Code that draws figures:
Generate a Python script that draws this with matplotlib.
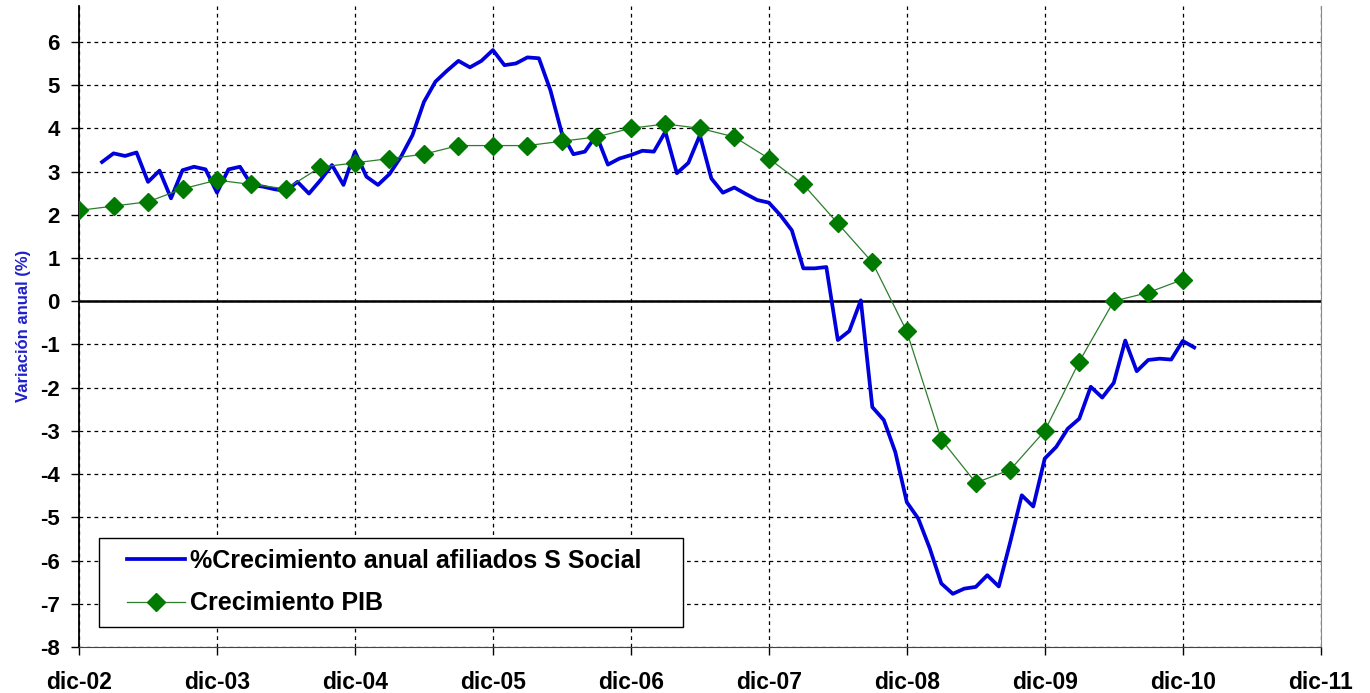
import matplotlib
matplotlib.use("Agg")
import matplotlib.pyplot as plt
from matplotlib.patches import Rectangle
import numpy as np

plt.rcParams['font.family'] = ['Liberation Sans', 'DejaVu Sans']
plt.rcParams['axes.unicode_minus'] = False

# eje x en meses desde dic-02
tick_labels = ['dic-02', 'dic-03', 'dic-04', 'dic-05', 'dic-06',
               'dic-07', 'dic-08', 'dic-09', 'dic-10', 'dic-11']

# afiliados S Social, mensual (feb-03 .. ene-11)
afil_start = 2
afiliados = [3.22, 3.42, 3.36, 3.44, 2.76, 3.02, 2.38, 3.03, 3.11, 3.05, 2.51,
             3.05, 3.11, 2.69, 2.65, 2.59, 2.55, 2.76, 2.49, 2.80, 3.15, 2.69, 3.46,
             2.88, 2.69, 2.94, 3.34, 3.84, 4.61, 5.08, 5.33, 5.56, 5.41, 5.56, 5.81,
             5.46, 5.50, 5.64, 5.62, 4.88, 3.88, 3.40, 3.46, 3.84, 3.16, 3.30, 3.38,
             3.48, 3.46, 3.92, 2.96, 3.20, 3.84, 2.84, 2.51, 2.63, 2.48, 2.34, 2.28,
             1.99, 1.64, 0.76, 0.76, 0.79, -0.90, -0.69, 0.02, -2.45, -2.75, -3.49, -4.65,
             -5.03, -5.72, -6.53, -6.77, -6.65, -6.61, -6.34, -6.60, -5.57, -4.49, -4.75, -3.64,
             -3.37, -2.95, -2.72, -1.98, -2.23, -1.89, -0.91, -1.62, -1.36, -1.33, -1.35, -0.92,
             -1.07]

# PIB, trimestral (dic-02 .. dic-10)
pib = [2.1, 2.2, 2.3, 2.6, 2.8, 2.7, 2.6, 3.1, 3.2, 3.3, 3.4, 3.6, 3.6,
       3.6, 3.7, 3.8, 4.0, 4.1, 4.0, 3.8, 3.3, 2.7, 1.8, 0.9, -0.7,
       -3.2, -4.2, -3.9, -3.0, -1.4, 0.0, 0.2, 0.5]

x_afil = np.arange(len(afiliados)) + afil_start
x_pib = np.arange(len(pib)) * 3

fig = plt.figure(figsize=(13.7, 6.93), dpi=100)
ax = fig.add_axes([0.0577, 0.0664, 0.9063, 0.925])

ax.plot(x_afil, afiliados, color='#0000DD', lw=2.7, zorder=3,
        label='%Crecimiento anual afiliados S Social')
ax.plot(x_pib, pib, color='#2E7D2E', lw=0.9, marker='D', markersize=9,
        markerfacecolor='#007A00', markeredgecolor='#007A00', zorder=4,
        label='Crecimiento PIB')

ax.axhline(0, color='black', lw=1.8, zorder=2)

ax.set_xlim(0, 108)
ax.set_ylim(-8, 6.83)
ax.set_xticks(np.arange(0, 109, 12))
ax.set_xticklabels(tick_labels)
ax.set_yticks(np.arange(-8, 7, 1))

ax.grid(True, color='black', linestyle=(0, (3, 3)), lw=0.9)
ax.set_axisbelow(True)

ax.spines['top'].set_visible(False)
ax.spines['right'].set_color('#888888')
ax.spines['bottom'].set_color('#444444')
ax.spines['left'].set_color('black')
ax.spines['left'].set_linewidth(1.3)

ax.tick_params(axis='both', length=6, direction='out', width=1)
ax.tick_params(axis='y', labelsize=16, pad=8)
ax.tick_params(axis='x', labelsize=16.5, pad=11)
for t in ax.get_xticklabels() + ax.get_yticklabels():
    t.set_fontweight('bold')

fig.text(0.0175, 0.53, 'Variación anual (%)', rotation=90, color='#2020CC',
         fontsize=12, fontweight='bold', ha='center', va='center')

# caja de la leyenda (más margen a los lados que arriba/abajo)
ax.add_patch(Rectangle((0.0161, 0.0312), 0.470, 0.1388, transform=ax.transAxes,
                       facecolor='white', edgecolor='black', lw=1.0, zorder=5))
leg = ax.legend(loc='center left', bbox_to_anchor=(0.0386, 0.1014),
                prop={'size': 18, 'weight': 'bold'}, frameon=False,
                handlelength=2.32, borderpad=0, labelspacing=0.75,
                handletextpad=0.2, borderaxespad=0)
leg.set_zorder(6)

fig.savefig('out.png', dpi=100)
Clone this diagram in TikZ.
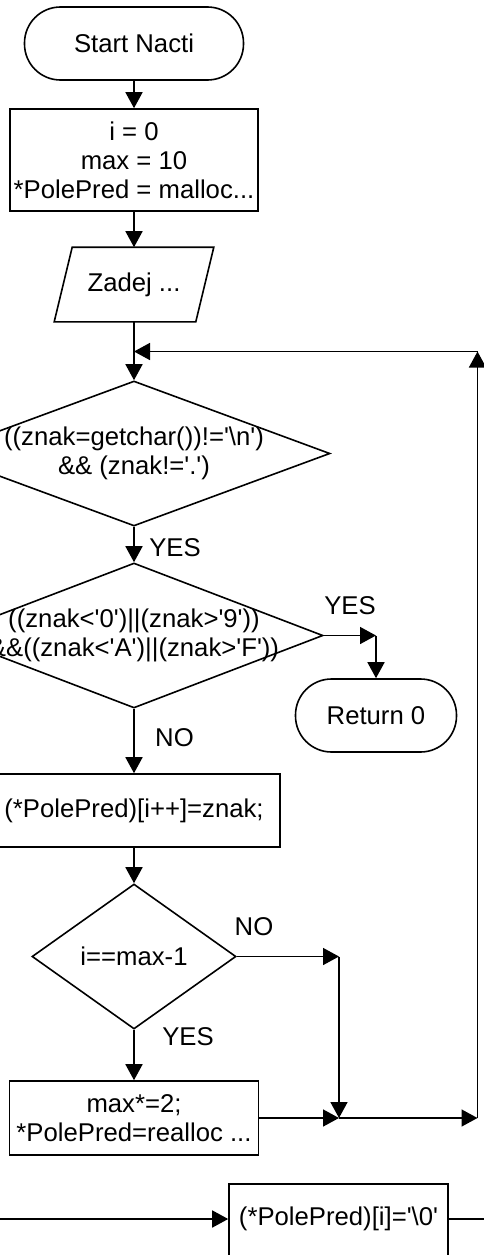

(Problem) From start to finish, output the listing exactly, but omit its pictures.

(Solution for this problem)
Generate a Python script that draws this with matplotlib.
import matplotlib
matplotlib.use("Agg")
import matplotlib.pyplot as plt
from matplotlib.patches import Rectangle
import numpy as np

plt.rcParams['font.family'] = ['Liberation Sans', 'DejaVu Sans']
plt.rcParams['axes.unicode_minus'] = False

# eje x en meses desde dic-02
tick_labels = ['dic-02', 'dic-03', 'dic-04', 'dic-05', 'dic-06',
               'dic-07', 'dic-08', 'dic-09', 'dic-10', 'dic-11']

# afiliados S Social, mensual (feb-03 .. ene-11)
afil_start = 2
afiliados = [3.22, 3.42, 3.36, 3.44, 2.76, 3.02, 2.38, 3.03, 3.11, 3.05, 2.51,
             3.05, 3.11, 2.69, 2.65, 2.59, 2.55, 2.76, 2.49, 2.80, 3.15, 2.69, 3.46,
             2.88, 2.69, 2.94, 3.34, 3.84, 4.61, 5.08, 5.33, 5.56, 5.41, 5.56, 5.81,
             5.46, 5.50, 5.64, 5.62, 4.88, 3.88, 3.40, 3.46, 3.84, 3.16, 3.30, 3.38,
             3.48, 3.46, 3.92, 2.96, 3.20, 3.84, 2.84, 2.51, 2.63, 2.48, 2.34, 2.28,
             1.99, 1.64, 0.76, 0.76, 0.79, -0.90, -0.69, 0.02, -2.45, -2.75, -3.49, -4.65,
             -5.03, -5.72, -6.53, -6.77, -6.65, -6.61, -6.34, -6.60, -5.57, -4.49, -4.75, -3.64,
             -3.37, -2.95, -2.72, -1.98, -2.23, -1.89, -0.91, -1.62, -1.36, -1.33, -1.35, -0.92,
             -1.07]

# PIB, trimestral (dic-02 .. dic-10)
pib = [2.1, 2.2, 2.3, 2.6, 2.8, 2.7, 2.6, 3.1, 3.2, 3.3, 3.4, 3.6, 3.6,
       3.6, 3.7, 3.8, 4.0, 4.1, 4.0, 3.8, 3.3, 2.7, 1.8, 0.9, -0.7,
       -3.2, -4.2, -3.9, -3.0, -1.4, 0.0, 0.2, 0.5]

x_afil = np.arange(len(afiliados)) + afil_start
x_pib = np.arange(len(pib)) * 3

fig = plt.figure(figsize=(13.7, 6.93), dpi=100)
ax = fig.add_axes([0.0577, 0.0664, 0.9063, 0.925])

ax.plot(x_afil, afiliados, color='#0000DD', lw=2.7, zorder=3,
        label='%Crecimiento anual afiliados S Social')
ax.plot(x_pib, pib, color='#2E7D2E', lw=0.9, marker='D', markersize=9,
        markerfacecolor='#007A00', markeredgecolor='#007A00', zorder=4,
        label='Crecimiento PIB')

ax.axhline(0, color='black', lw=1.8, zorder=2)

ax.set_xlim(0, 108)
ax.set_ylim(-8, 6.83)
ax.set_xticks(np.arange(0, 109, 12))
ax.set_xticklabels(tick_labels)
ax.set_yticks(np.arange(-8, 7, 1))

ax.grid(True, color='black', linestyle=(0, (3, 3)), lw=0.9)
ax.set_axisbelow(True)

ax.spines['top'].set_visible(False)
ax.spines['right'].set_color('#888888')
ax.spines['bottom'].set_color('#444444')
ax.spines['left'].set_color('black')
ax.spines['left'].set_linewidth(1.3)

ax.tick_params(axis='both', length=6, direction='out', width=1)
ax.tick_params(axis='y', labelsize=16, pad=8)
ax.tick_params(axis='x', labelsize=16.5, pad=11)
for t in ax.get_xticklabels() + ax.get_yticklabels():
    t.set_fontweight('bold')

fig.text(0.0175, 0.53, 'Variación anual (%)', rotation=90, color='#2020CC',
         fontsize=12, fontweight='bold', ha='center', va='center')

# caja de la leyenda (más margen a los lados que arriba/abajo)
ax.add_patch(Rectangle((0.0161, 0.0312), 0.470, 0.1388, transform=ax.transAxes,
                       facecolor='white', edgecolor='black', lw=1.0, zorder=5))
leg = ax.legend(loc='center left', bbox_to_anchor=(0.0386, 0.1014),
                prop={'size': 18, 'weight': 'bold'}, frameon=False,
                handlelength=2.32, borderpad=0, labelspacing=0.75,
                handletextpad=0.2, borderaxespad=0)
leg.set_zorder(6)

fig.savefig('out.png', dpi=100)
Clone this diagram in TikZ.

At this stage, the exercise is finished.